◆ THE PROBLEM
From the first line of the data through the line containing "length: dates.length +", return each line exactly.

◆ PROVIDED DATA
"""

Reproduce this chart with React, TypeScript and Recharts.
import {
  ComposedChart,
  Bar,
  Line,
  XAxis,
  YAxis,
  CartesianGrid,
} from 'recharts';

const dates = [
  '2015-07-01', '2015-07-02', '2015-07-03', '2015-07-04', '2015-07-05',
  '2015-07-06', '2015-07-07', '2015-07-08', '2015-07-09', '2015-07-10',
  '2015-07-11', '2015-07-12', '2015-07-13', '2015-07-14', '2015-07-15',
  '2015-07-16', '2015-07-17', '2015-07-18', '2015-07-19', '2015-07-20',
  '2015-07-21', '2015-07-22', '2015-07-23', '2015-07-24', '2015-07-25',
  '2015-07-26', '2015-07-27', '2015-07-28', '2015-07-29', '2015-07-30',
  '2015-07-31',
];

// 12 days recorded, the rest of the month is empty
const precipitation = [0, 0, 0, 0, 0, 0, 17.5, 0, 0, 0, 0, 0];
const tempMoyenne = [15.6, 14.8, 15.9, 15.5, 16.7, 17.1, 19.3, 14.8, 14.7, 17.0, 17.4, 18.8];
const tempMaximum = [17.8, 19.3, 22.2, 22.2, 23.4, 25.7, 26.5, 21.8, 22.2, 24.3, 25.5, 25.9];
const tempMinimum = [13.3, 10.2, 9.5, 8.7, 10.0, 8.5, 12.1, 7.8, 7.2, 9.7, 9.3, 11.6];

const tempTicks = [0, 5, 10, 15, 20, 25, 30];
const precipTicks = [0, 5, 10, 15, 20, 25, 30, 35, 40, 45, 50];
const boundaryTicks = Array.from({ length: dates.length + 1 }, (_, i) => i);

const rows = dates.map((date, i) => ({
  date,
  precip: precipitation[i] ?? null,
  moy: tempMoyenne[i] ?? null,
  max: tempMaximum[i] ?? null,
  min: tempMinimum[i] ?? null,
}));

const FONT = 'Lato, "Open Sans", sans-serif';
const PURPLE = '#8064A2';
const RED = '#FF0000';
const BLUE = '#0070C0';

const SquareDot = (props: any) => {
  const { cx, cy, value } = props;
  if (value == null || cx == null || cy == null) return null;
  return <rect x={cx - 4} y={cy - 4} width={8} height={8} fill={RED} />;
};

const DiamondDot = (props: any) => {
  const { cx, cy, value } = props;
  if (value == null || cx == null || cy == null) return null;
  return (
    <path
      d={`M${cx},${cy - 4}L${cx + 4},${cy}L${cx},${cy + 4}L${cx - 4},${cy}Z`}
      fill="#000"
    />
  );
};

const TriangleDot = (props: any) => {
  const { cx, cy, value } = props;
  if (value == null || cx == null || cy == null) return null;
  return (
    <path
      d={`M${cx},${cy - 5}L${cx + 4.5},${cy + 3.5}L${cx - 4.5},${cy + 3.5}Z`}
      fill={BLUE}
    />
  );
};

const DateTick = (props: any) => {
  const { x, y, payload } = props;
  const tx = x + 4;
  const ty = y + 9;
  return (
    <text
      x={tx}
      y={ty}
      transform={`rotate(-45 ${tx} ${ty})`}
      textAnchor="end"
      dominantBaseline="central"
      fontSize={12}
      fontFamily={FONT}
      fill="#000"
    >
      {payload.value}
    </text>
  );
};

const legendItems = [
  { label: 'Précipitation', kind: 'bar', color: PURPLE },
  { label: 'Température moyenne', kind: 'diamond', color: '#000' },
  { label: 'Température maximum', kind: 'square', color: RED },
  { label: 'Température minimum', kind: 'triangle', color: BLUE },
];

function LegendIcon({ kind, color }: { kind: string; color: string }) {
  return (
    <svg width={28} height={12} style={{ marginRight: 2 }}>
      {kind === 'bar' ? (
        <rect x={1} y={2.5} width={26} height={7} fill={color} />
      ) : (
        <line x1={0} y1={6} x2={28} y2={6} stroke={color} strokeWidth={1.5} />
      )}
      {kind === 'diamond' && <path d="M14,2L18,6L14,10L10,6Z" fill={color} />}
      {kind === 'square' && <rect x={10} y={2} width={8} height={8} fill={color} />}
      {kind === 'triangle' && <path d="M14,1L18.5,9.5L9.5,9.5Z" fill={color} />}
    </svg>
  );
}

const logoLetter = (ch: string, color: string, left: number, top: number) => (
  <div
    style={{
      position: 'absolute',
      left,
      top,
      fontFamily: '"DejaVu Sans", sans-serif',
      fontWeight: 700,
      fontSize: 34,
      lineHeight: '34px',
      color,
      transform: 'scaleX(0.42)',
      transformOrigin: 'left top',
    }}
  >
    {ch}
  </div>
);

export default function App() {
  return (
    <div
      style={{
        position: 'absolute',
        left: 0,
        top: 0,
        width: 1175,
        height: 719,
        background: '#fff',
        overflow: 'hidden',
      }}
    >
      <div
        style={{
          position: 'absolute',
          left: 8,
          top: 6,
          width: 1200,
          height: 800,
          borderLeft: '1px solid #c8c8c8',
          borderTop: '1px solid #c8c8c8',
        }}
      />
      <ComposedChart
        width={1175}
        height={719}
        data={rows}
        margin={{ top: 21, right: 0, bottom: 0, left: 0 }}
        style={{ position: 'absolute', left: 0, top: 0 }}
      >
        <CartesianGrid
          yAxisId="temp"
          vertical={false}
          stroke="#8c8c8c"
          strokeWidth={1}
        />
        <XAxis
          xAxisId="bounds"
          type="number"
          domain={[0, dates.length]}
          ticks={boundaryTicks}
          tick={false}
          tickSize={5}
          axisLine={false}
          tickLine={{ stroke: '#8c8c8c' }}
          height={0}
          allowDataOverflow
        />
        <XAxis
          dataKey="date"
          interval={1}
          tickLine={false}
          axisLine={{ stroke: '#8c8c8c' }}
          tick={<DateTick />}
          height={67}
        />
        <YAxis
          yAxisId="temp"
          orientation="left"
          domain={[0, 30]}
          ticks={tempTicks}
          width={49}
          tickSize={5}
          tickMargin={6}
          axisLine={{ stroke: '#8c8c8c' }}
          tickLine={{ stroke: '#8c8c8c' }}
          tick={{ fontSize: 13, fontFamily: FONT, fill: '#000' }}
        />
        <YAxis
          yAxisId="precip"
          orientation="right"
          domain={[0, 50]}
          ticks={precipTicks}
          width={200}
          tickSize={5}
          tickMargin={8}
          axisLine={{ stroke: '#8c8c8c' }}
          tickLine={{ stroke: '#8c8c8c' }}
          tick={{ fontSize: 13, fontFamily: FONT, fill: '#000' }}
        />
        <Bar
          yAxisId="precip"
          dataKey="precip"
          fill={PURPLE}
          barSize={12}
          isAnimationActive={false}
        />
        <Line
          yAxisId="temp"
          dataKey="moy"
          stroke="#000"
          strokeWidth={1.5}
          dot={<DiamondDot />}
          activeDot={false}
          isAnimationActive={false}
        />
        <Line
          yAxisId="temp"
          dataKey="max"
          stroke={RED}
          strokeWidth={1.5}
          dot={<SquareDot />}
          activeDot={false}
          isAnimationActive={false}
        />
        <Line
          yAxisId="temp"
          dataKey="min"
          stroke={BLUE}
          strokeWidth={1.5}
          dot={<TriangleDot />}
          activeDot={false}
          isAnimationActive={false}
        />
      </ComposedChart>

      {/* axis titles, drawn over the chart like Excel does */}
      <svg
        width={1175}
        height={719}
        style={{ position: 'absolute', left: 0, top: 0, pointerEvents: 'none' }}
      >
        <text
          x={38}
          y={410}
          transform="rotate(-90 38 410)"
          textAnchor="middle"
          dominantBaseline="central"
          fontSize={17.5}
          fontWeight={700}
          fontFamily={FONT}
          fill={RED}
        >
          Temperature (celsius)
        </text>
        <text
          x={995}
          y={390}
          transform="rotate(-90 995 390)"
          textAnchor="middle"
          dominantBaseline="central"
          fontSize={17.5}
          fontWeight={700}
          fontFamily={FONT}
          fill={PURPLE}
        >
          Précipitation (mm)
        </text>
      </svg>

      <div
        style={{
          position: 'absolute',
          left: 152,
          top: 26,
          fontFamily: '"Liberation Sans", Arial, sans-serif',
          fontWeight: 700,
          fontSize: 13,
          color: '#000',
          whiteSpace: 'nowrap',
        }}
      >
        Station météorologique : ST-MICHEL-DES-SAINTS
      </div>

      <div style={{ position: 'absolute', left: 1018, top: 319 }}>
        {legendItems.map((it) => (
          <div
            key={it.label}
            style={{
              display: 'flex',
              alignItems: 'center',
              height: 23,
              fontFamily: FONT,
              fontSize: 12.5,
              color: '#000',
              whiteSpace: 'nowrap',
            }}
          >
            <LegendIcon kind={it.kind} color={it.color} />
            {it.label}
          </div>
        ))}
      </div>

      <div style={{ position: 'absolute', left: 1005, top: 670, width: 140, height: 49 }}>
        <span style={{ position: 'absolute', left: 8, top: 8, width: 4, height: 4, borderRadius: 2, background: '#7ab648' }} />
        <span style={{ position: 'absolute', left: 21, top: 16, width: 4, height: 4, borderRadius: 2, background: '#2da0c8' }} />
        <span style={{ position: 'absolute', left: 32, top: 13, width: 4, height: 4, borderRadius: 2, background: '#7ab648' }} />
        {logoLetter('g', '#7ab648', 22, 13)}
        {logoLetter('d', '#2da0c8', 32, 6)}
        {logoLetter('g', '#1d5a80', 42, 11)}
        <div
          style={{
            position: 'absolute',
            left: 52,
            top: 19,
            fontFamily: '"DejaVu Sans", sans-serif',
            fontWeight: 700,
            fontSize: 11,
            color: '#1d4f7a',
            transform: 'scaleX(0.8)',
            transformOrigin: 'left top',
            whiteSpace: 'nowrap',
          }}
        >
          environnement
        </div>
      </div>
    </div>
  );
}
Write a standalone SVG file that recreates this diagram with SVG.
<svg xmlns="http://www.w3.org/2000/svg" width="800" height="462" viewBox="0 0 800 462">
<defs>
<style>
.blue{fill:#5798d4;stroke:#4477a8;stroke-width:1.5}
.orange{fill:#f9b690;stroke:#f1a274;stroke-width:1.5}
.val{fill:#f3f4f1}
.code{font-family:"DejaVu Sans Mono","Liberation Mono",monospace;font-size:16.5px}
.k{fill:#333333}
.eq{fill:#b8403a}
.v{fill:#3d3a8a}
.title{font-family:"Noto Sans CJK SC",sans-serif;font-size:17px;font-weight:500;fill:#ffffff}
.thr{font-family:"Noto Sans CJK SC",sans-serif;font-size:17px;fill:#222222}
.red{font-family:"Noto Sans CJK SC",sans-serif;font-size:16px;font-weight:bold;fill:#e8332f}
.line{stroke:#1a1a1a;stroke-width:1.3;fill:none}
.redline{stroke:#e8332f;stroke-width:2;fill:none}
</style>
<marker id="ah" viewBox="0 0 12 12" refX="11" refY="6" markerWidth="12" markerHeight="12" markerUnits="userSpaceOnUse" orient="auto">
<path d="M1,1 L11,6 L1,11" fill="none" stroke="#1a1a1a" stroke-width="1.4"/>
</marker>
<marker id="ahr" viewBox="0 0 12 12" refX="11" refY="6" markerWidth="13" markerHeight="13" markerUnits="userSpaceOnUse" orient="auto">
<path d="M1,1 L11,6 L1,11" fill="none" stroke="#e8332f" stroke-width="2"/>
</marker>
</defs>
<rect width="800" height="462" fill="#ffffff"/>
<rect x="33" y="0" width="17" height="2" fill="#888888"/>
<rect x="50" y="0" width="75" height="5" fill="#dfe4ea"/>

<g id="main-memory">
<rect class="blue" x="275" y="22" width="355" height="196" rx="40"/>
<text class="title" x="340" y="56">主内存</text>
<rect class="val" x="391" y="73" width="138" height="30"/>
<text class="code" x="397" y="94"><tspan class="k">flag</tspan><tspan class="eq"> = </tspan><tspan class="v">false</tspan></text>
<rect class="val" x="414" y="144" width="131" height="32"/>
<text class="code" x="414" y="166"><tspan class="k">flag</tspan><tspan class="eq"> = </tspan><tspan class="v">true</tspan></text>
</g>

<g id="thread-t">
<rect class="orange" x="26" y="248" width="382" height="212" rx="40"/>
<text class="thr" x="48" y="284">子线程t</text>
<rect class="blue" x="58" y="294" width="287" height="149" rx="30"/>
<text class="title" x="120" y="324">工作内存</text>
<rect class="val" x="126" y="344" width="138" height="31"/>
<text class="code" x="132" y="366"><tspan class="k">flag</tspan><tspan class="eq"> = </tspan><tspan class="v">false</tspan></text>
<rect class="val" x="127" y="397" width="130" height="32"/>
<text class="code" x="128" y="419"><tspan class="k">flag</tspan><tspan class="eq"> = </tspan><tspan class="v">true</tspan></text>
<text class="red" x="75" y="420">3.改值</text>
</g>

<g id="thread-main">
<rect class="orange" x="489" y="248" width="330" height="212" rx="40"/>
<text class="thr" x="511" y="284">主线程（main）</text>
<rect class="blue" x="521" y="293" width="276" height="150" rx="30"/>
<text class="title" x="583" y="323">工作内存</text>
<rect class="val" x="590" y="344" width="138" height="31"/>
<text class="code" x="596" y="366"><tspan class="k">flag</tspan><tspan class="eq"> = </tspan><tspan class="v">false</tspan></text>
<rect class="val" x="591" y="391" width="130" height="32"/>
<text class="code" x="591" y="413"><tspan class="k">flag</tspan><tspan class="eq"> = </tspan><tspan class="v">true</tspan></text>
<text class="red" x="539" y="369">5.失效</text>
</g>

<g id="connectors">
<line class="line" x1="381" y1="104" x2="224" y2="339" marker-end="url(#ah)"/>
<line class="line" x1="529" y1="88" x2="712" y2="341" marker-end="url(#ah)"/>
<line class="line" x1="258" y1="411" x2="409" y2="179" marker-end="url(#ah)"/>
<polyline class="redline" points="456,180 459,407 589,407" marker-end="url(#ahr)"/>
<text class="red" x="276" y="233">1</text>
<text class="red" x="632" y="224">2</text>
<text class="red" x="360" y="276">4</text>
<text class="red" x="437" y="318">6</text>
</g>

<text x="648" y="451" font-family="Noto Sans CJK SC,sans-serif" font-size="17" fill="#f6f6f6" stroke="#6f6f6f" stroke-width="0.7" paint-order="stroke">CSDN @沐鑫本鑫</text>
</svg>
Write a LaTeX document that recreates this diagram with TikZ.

"""

◆ REPLY TO THE EXERCISE
Reproduce this chart with React, TypeScript and Recharts.
import {
  ComposedChart,
  Bar,
  Line,
  XAxis,
  YAxis,
  CartesianGrid,
} from 'recharts';

const dates = [
  '2015-07-01', '2015-07-02', '2015-07-03', '2015-07-04', '2015-07-05',
  '2015-07-06', '2015-07-07', '2015-07-08', '2015-07-09', '2015-07-10',
  '2015-07-11', '2015-07-12', '2015-07-13', '2015-07-14', '2015-07-15',
  '2015-07-16', '2015-07-17', '2015-07-18', '2015-07-19', '2015-07-20',
  '2015-07-21', '2015-07-22', '2015-07-23', '2015-07-24', '2015-07-25',
  '2015-07-26', '2015-07-27', '2015-07-28', '2015-07-29', '2015-07-30',
  '2015-07-31',
];

// 12 days recorded, the rest of the month is empty
const precipitation = [0, 0, 0, 0, 0, 0, 17.5, 0, 0, 0, 0, 0];
const tempMoyenne = [15.6, 14.8, 15.9, 15.5, 16.7, 17.1, 19.3, 14.8, 14.7, 17.0, 17.4, 18.8];
const tempMaximum = [17.8, 19.3, 22.2, 22.2, 23.4, 25.7, 26.5, 21.8, 22.2, 24.3, 25.5, 25.9];
const tempMinimum = [13.3, 10.2, 9.5, 8.7, 10.0, 8.5, 12.1, 7.8, 7.2, 9.7, 9.3, 11.6];

const tempTicks = [0, 5, 10, 15, 20, 25, 30];
const precipTicks = [0, 5, 10, 15, 20, 25, 30, 35, 40, 45, 50];
const boundaryTicks = Array.from({ length: dates.length + 1 }, (_, i) => i);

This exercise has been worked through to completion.